**WHAT YOU ARE ASKED TO DO**
Print exactly the lines from the first one down to the line that contains "from matplotlib.patches import Rectangle", both included, and skip the pictures.

**GIVEN MATERIAL**
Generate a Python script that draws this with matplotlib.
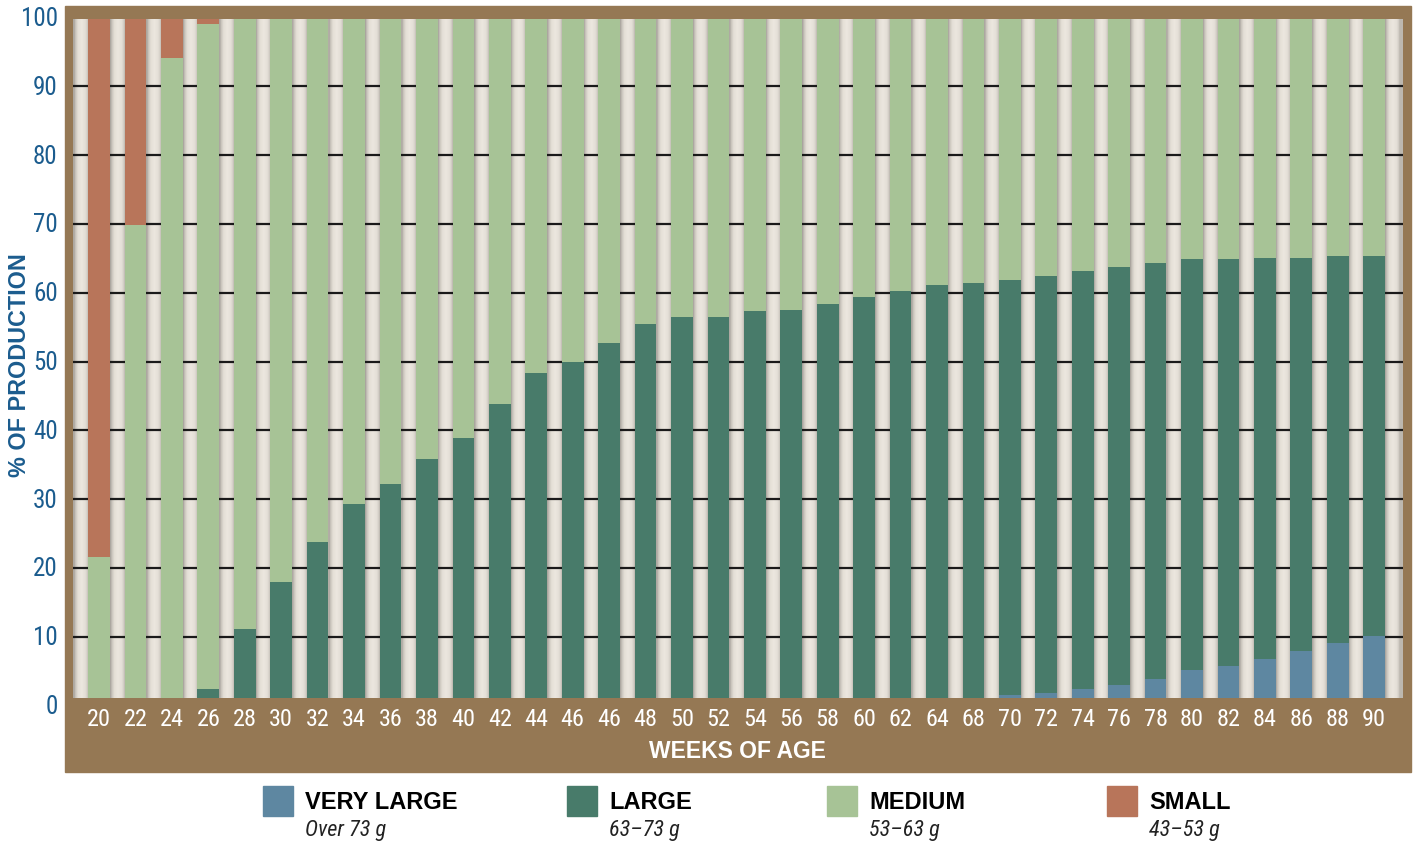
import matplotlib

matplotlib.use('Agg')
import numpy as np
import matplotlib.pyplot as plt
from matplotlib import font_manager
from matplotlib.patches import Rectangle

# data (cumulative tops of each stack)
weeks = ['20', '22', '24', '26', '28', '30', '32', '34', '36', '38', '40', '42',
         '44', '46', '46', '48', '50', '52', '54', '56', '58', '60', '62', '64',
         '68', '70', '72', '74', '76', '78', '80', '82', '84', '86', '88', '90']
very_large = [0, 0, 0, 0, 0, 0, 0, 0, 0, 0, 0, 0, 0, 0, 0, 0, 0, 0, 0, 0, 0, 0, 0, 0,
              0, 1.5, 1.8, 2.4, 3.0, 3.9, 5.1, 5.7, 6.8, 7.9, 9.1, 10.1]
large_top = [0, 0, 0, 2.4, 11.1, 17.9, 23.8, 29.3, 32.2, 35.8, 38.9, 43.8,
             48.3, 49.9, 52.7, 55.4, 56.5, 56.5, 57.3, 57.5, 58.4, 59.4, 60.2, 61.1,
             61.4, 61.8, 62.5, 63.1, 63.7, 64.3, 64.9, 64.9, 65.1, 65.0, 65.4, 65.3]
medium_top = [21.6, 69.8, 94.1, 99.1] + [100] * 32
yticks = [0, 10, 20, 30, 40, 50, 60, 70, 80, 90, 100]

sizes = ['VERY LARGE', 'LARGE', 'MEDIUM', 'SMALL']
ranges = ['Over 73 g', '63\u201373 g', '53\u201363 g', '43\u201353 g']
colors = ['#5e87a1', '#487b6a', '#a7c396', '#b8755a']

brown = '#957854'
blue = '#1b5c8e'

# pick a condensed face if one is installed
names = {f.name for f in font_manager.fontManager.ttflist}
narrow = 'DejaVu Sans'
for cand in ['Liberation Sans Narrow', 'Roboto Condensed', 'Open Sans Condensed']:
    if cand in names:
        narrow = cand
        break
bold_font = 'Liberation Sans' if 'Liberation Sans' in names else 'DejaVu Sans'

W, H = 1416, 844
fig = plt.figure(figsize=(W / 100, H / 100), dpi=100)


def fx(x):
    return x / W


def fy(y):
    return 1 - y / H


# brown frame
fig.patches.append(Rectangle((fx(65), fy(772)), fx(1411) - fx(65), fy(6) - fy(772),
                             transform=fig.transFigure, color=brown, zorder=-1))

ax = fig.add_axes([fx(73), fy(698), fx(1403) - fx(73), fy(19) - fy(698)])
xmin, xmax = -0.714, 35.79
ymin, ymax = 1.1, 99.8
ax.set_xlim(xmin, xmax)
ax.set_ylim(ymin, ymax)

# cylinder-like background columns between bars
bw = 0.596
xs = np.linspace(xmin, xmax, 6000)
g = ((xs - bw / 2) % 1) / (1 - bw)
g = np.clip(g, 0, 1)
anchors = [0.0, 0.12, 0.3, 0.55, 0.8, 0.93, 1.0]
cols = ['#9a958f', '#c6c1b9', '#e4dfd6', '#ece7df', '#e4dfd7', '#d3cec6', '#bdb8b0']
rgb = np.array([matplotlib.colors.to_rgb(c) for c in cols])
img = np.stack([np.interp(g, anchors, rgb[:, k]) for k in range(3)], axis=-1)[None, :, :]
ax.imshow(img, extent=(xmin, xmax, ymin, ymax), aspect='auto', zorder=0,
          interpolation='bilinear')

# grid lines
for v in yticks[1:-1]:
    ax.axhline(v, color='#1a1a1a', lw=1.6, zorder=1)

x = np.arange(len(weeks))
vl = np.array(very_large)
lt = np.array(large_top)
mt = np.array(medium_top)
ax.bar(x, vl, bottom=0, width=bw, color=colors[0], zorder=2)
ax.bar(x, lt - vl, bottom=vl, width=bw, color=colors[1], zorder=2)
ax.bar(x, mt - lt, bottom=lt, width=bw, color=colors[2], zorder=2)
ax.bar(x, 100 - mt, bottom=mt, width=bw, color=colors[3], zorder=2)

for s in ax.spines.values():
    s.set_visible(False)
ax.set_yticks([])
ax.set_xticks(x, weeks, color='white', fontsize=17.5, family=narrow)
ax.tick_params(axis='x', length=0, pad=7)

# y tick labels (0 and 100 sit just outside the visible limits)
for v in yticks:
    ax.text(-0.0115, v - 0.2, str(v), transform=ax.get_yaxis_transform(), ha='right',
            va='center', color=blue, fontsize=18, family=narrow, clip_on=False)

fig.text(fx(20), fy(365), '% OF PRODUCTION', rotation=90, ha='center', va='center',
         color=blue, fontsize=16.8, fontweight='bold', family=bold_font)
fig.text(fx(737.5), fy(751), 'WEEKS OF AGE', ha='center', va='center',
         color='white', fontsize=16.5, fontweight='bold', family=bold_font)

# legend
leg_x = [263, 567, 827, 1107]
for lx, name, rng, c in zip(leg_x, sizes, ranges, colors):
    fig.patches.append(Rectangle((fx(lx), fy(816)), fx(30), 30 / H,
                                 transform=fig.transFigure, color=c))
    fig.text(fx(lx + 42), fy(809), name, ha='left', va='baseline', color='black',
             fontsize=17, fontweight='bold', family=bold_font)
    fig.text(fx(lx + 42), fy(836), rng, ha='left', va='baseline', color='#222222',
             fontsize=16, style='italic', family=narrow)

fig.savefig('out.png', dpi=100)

**SOLVED PROBLEM**
Generate a Python script that draws this with matplotlib.
import matplotlib

matplotlib.use('Agg')
import numpy as np
import matplotlib.pyplot as plt
from matplotlib import font_manager
from matplotlib.patches import Rectangle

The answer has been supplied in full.